Rupanya mereka hanya tahu desas-desus DI/TII selama ini. Tidak tahu wujudnya. Ketika akhirnya mereka berhasil lolos dalam situasi, mereka merasa cemas, karena mereka seperti kebingungan membedakan antara kawan dan lawan.
Kapten Sudarto di sini digambarkan sebagai sosok apa adanya. Ia beberapa kali melakukan kesalahan dan seperti lupa menyadari ia sebenarnya pria beristri.
Menurutku penggambaran tokoh utama dalam film ini unik karena tak seperti pakem dalam film perjuangan pada umumnya. Namun, menurutku malah lebih terasa membumi. Sudarto bukan pahlawan perang yang wah, ia hanya manusia biasa.
Penggambaran sosok Sudarto yang seperti itu sempat menjadi bahan kontroversi. Menurutku sih tak masalah karena tokoh-tokohnya fiktif.
Dari segi dialog, memang ada beberapa dialog yang terasa kocak jika didengarkan, apalagi yang sifatnya merayu seorang gadis. Beberapa pemain juga masih nampak kaku dalam menyampaikan dialognya.
Jumlah prajurit dan keluarganya juga nampak kurang konsisten. Di satu adegan terlihat begitu banyak yang menjadi korban serangan mendadak Belanda, tapi ketika dihitung korban meninggal dan yang mengalami luka tak sebanyak yang seperti terlihat di gambar.
Selain itu baju sebagian besar prajurit dan warga sipil nampal cukup rapi meski sudah melakukan perjalanan berminggu-minggu.
Ada beberapa adegan yang juga terasa komikal. Misalnya ketika seorang musuh yang memborbadir dengan senapan mesin. Â Eh ia kemudian terjungkal jatuh tertimpa senapan mesinnya.
Terlepas dari kekurangan tersebut, untuk ukuran film yang dibuat tahun 1950, maka film ini sudah cukup bagus, mengingat biaya produksi yang terbatas sementara pemainnya cukup banyak.
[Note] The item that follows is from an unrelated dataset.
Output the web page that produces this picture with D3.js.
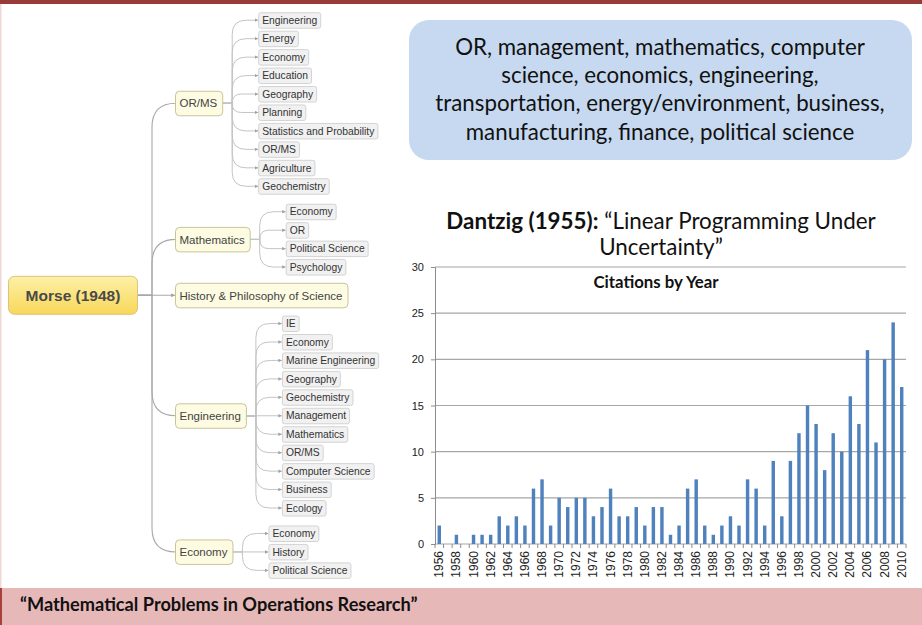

Selain itu, film ini juga dibuat dalam kondisi situasi keamanan dan politik di Indonesia relatif belum stabil, di mana Indonesia baru diakui kedaulatannya pada 27 Desember 1949 dan DI/TII masih aktif beroperasi.
Untungnya Usmar Ismail dibantu Divisi Siliwangi dalam menyiapkan properti perangnya. Proses syuting dan pengambilan footage yang berlangsung di beberapa tempat, seperti Subang, Gunung Gede, Gunung Lawu, dan Sungai Citarum juga pada saat itu tentunya tidak mudah.
Film "Darah dan Doa" yang diproduksi Perfini kemudian ditetapkan sebagai film Indonesia pertama. Hari pertama syutingnya, 30 Maret 1950 ditetapkan senagai Hari Film Nasional dan diperingati setiap tahunnya. Pada 10 November 2021, H. Usmar Ismail ditetapkan sebagai pahlawan nasional.